Task description: Write out the data again in full, exactly as it reads.

-- START OF Data extract --

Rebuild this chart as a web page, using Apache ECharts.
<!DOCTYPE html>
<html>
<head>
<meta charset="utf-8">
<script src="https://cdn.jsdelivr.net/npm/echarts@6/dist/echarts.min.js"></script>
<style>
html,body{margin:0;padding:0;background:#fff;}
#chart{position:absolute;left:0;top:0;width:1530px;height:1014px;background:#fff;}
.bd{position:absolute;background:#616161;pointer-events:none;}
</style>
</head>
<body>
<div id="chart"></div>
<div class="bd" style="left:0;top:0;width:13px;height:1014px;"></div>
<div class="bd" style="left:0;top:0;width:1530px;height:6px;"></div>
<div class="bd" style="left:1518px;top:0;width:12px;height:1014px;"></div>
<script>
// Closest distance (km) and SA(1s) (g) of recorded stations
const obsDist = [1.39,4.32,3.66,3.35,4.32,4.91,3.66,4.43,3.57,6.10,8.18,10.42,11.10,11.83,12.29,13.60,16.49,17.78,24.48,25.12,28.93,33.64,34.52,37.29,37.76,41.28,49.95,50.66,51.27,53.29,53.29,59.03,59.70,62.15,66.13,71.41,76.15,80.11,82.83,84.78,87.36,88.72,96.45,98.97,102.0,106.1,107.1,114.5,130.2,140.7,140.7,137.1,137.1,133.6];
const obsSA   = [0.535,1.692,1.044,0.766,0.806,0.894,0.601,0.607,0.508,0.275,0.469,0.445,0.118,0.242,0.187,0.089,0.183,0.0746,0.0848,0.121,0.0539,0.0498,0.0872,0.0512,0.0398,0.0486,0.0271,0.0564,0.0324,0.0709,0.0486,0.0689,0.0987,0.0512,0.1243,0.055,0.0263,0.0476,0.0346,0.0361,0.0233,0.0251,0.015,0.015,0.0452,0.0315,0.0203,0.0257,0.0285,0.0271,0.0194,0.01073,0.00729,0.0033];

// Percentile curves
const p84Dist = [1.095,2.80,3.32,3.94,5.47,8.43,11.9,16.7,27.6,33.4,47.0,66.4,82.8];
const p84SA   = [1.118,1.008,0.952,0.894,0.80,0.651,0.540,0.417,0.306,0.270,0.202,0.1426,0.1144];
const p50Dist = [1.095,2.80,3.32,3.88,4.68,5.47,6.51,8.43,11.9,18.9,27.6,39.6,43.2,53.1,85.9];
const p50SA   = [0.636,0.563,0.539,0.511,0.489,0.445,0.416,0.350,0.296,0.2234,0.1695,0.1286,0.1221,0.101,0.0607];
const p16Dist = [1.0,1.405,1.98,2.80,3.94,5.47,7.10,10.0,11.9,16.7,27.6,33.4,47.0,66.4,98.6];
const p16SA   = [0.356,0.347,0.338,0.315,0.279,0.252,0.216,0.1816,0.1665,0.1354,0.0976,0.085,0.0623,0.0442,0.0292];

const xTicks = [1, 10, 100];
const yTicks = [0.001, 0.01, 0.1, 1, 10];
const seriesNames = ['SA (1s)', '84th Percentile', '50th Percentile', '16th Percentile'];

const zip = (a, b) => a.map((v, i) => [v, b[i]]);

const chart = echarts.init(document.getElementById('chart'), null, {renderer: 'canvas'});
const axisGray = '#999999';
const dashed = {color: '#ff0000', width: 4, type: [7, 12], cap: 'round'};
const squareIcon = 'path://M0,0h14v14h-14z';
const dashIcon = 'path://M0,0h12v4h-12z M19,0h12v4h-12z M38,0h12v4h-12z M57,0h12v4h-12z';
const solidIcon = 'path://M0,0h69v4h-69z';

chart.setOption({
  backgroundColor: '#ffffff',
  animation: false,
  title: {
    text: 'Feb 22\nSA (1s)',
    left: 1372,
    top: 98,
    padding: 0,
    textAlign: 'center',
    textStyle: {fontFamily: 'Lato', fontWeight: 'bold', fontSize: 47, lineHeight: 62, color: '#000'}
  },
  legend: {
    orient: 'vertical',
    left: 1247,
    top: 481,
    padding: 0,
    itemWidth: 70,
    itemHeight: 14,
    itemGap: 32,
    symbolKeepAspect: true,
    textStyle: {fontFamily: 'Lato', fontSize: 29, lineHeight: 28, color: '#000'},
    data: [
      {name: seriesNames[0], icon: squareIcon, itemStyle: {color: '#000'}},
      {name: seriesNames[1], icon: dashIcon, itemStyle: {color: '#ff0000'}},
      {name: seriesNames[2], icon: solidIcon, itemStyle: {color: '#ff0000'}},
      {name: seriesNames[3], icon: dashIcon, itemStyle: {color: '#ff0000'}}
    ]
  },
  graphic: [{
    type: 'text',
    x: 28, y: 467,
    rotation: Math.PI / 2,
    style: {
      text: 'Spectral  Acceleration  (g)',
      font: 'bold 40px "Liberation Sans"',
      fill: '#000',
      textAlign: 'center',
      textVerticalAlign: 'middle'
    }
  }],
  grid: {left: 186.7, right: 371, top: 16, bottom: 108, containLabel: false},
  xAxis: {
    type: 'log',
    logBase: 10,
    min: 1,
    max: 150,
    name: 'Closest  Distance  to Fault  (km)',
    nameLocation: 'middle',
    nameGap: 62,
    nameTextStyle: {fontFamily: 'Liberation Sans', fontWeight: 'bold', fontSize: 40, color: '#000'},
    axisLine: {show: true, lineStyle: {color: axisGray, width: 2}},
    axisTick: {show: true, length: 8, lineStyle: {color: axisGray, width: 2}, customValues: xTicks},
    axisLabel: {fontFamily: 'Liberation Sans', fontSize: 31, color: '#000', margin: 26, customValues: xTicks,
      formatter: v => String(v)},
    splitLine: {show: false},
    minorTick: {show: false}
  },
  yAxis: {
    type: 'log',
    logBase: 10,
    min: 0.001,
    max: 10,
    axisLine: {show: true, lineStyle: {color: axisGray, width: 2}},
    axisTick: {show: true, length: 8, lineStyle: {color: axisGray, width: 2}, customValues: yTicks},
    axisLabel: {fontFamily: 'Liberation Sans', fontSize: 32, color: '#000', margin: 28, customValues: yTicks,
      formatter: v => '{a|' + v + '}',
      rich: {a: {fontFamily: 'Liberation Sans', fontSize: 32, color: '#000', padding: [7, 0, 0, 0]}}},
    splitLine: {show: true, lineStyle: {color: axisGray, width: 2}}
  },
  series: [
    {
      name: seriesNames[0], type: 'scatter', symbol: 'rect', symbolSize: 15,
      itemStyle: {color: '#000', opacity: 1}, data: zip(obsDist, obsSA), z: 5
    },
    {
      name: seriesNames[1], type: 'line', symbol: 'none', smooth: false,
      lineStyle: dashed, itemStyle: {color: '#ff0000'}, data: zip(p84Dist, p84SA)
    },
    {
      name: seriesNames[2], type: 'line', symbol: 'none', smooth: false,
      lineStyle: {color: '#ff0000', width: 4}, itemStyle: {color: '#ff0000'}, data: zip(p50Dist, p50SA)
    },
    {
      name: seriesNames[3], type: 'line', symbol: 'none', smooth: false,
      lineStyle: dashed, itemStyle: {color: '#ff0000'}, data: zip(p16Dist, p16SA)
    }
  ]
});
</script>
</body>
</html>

-- END OF Data extract --

The response:
Rebuild this chart as a web page, using Apache ECharts.
<!DOCTYPE html>
<html>
<head>
<meta charset="utf-8">
<script src="https://cdn.jsdelivr.net/npm/echarts@6/dist/echarts.min.js"></script>
<style>
html,body{margin:0;padding:0;background:#fff;}
#chart{position:absolute;left:0;top:0;width:1530px;height:1014px;background:#fff;}
.bd{position:absolute;background:#616161;pointer-events:none;}
</style>
</head>
<body>
<div id="chart"></div>
<div class="bd" style="left:0;top:0;width:13px;height:1014px;"></div>
<div class="bd" style="left:0;top:0;width:1530px;height:6px;"></div>
<div class="bd" style="left:1518px;top:0;width:12px;height:1014px;"></div>
<script>
// Closest distance (km) and SA(1s) (g) of recorded stations
const obsDist = [1.39,4.32,3.66,3.35,4.32,4.91,3.66,4.43,3.57,6.10,8.18,10.42,11.10,11.83,12.29,13.60,16.49,17.78,24.48,25.12,28.93,33.64,34.52,37.29,37.76,41.28,49.95,50.66,51.27,53.29,53.29,59.03,59.70,62.15,66.13,71.41,76.15,80.11,82.83,84.78,87.36,88.72,96.45,98.97,102.0,106.1,107.1,114.5,130.2,140.7,140.7,137.1,137.1,133.6];
const obsSA   = [0.535,1.692,1.044,0.766,0.806,0.894,0.601,0.607,0.508,0.275,0.469,0.445,0.118,0.242,0.187,0.089,0.183,0.0746,0.0848,0.121,0.0539,0.0498,0.0872,0.0512,0.0398,0.0486,0.0271,0.0564,0.0324,0.0709,0.0486,0.0689,0.0987,0.0512,0.1243,0.055,0.0263,0.0476,0.0346,0.0361,0.0233,0.0251,0.015,0.015,0.0452,0.0315,0.0203,0.0257,0.0285,0.0271,0.0194,0.01073,0.00729,0.0033];

// Percentile curves
const p84Dist = [1.095,2.80,3.32,3.94,5.47,8.43,11.9,16.7,27.6,33.4,47.0,66.4,82.8];
const p84SA   = [1.118,1.008,0.952,0.894,0.80,0.651,0.540,0.417,0.306,0.270,0.202,0.1426,0.1144];
const p50Dist = [1.095,2.80,3.32,3.88,4.68,5.47,6.51,8.43,11.9,18.9,27.6,39.6,43.2,53.1,85.9];
const p50SA   = [0.636,0.563,0.539,0.511,0.489,0.445,0.416,0.350,0.296,0.2234,0.1695,0.1286,0.1221,0.101,0.0607];
const p16Dist = [1.0,1.405,1.98,2.80,3.94,5.47,7.10,10.0,11.9,16.7,27.6,33.4,47.0,66.4,98.6];
const p16SA   = [0.356,0.347,0.338,0.315,0.279,0.252,0.216,0.1816,0.1665,0.1354,0.0976,0.085,0.0623,0.0442,0.0292];

const xTicks = [1, 10, 100];
const yTicks = [0.001, 0.01, 0.1, 1, 10];
const seriesNames = ['SA (1s)', '84th Percentile', '50th Percentile', '16th Percentile'];

const zip = (a, b) => a.map((v, i) => [v, b[i]]);

const chart = echarts.init(document.getElementById('chart'), null, {renderer: 'canvas'});
const axisGray = '#999999';
const dashed = {color: '#ff0000', width: 4, type: [7, 12], cap: 'round'};
const squareIcon = 'path://M0,0h14v14h-14z';
const dashIcon = 'path://M0,0h12v4h-12z M19,0h12v4h-12z M38,0h12v4h-12z M57,0h12v4h-12z';
const solidIcon = 'path://M0,0h69v4h-69z';

chart.setOption({
  backgroundColor: '#ffffff',
  animation: false,
  title: {
    text: 'Feb 22\nSA (1s)',
    left: 1372,
    top: 98,
    padding: 0,
    textAlign: 'center',
    textStyle: {fontFamily: 'Lato', fontWeight: 'bold', fontSize: 47, lineHeight: 62, color: '#000'}
  },
  legend: {
    orient: 'vertical',
    left: 1247,
    top: 481,
    padding: 0,
    itemWidth: 70,
    itemHeight: 14,
    itemGap: 32,
    symbolKeepAspect: true,
    textStyle: {fontFamily: 'Lato', fontSize: 29, lineHeight: 28, color: '#000'},
    data: [
      {name: seriesNames[0], icon: squareIcon, itemStyle: {color: '#000'}},
      {name: seriesNames[1], icon: dashIcon, itemStyle: {color: '#ff0000'}},
      {name: seriesNames[2], icon: solidIcon, itemStyle: {color: '#ff0000'}},
      {name: seriesNames[3], icon: dashIcon, itemStyle: {color: '#ff0000'}}
    ]
  },
  graphic: [{
    type: 'text',
    x: 28, y: 467,
    rotation: Math.PI / 2,
    style: {
      text: 'Spectral  Acceleration  (g)',
      font: 'bold 40px "Liberation Sans"',
      fill: '#000',
      textAlign: 'center',
      textVerticalAlign: 'middle'
    }
  }],
  grid: {left: 186.7, right: 371, top: 16, bottom: 108, containLabel: false},
  xAxis: {
    type: 'log',
    logBase: 10,
    min: 1,
    max: 150,
    name: 'Closest  Distance  to Fault  (km)',
    nameLocation: 'middle',
    nameGap: 62,
    nameTextStyle: {fontFamily: 'Liberation Sans', fontWeight: 'bold', fontSize: 40, color: '#000'},
    axisLine: {show: true, lineStyle: {color: axisGray, width: 2}},
    axisTick: {show: true, length: 8, lineStyle: {color: axisGray, width: 2}, customValues: xTicks},
    axisLabel: {fontFamily: 'Liberation Sans', fontSize: 31, color: '#000', margin: 26, customValues: xTicks,
      formatter: v => String(v)},
    splitLine: {show: false},
    minorTick: {show: false}
  },
  yAxis: {
    type: 'log',
    logBase: 10,
    min: 0.001,
    max: 10,
    axisLine: {show: true, lineStyle: {color: axisGray, width: 2}},
    axisTick: {show: true, length: 8, lineStyle: {color: axisGray, width: 2}, customValues: yTicks},
    axisLabel: {fontFamily: 'Liberation Sans', fontSize: 32, color: '#000', margin: 28, customValues: yTicks,
      formatter: v => '{a|' + v + '}',
      rich: {a: {fontFamily: 'Liberation Sans', fontSize: 32, color: '#000', padding: [7, 0, 0, 0]}}},
    splitLine: {show: true, lineStyle: {color: axisGray, width: 2}}
  },
  series: [
    {
      name: seriesNames[0], type: 'scatter', symbol: 'rect', symbolSize: 15,
      itemStyle: {color: '#000', opacity: 1}, data: zip(obsDist, obsSA), z: 5
    },
    {
      name: seriesNames[1], type: 'line', symbol: 'none', smooth: false,
      lineStyle: dashed, itemStyle: {color: '#ff0000'}, data: zip(p84Dist, p84SA)
    },
    {
      name: seriesNames[2], type: 'line', symbol: 'none', smooth: false,
      lineStyle: {color: '#ff0000', width: 4}, itemStyle: {color: '#ff0000'}, data: zip(p50Dist, p50SA)
    },
    {
      name: seriesNames[3], type: 'line', symbol: 'none', smooth: false,
      lineStyle: dashed, itemStyle: {color: '#ff0000'}, data: zip(p16Dist, p16SA)
    }
  ]
});
</script>
</body>
</html>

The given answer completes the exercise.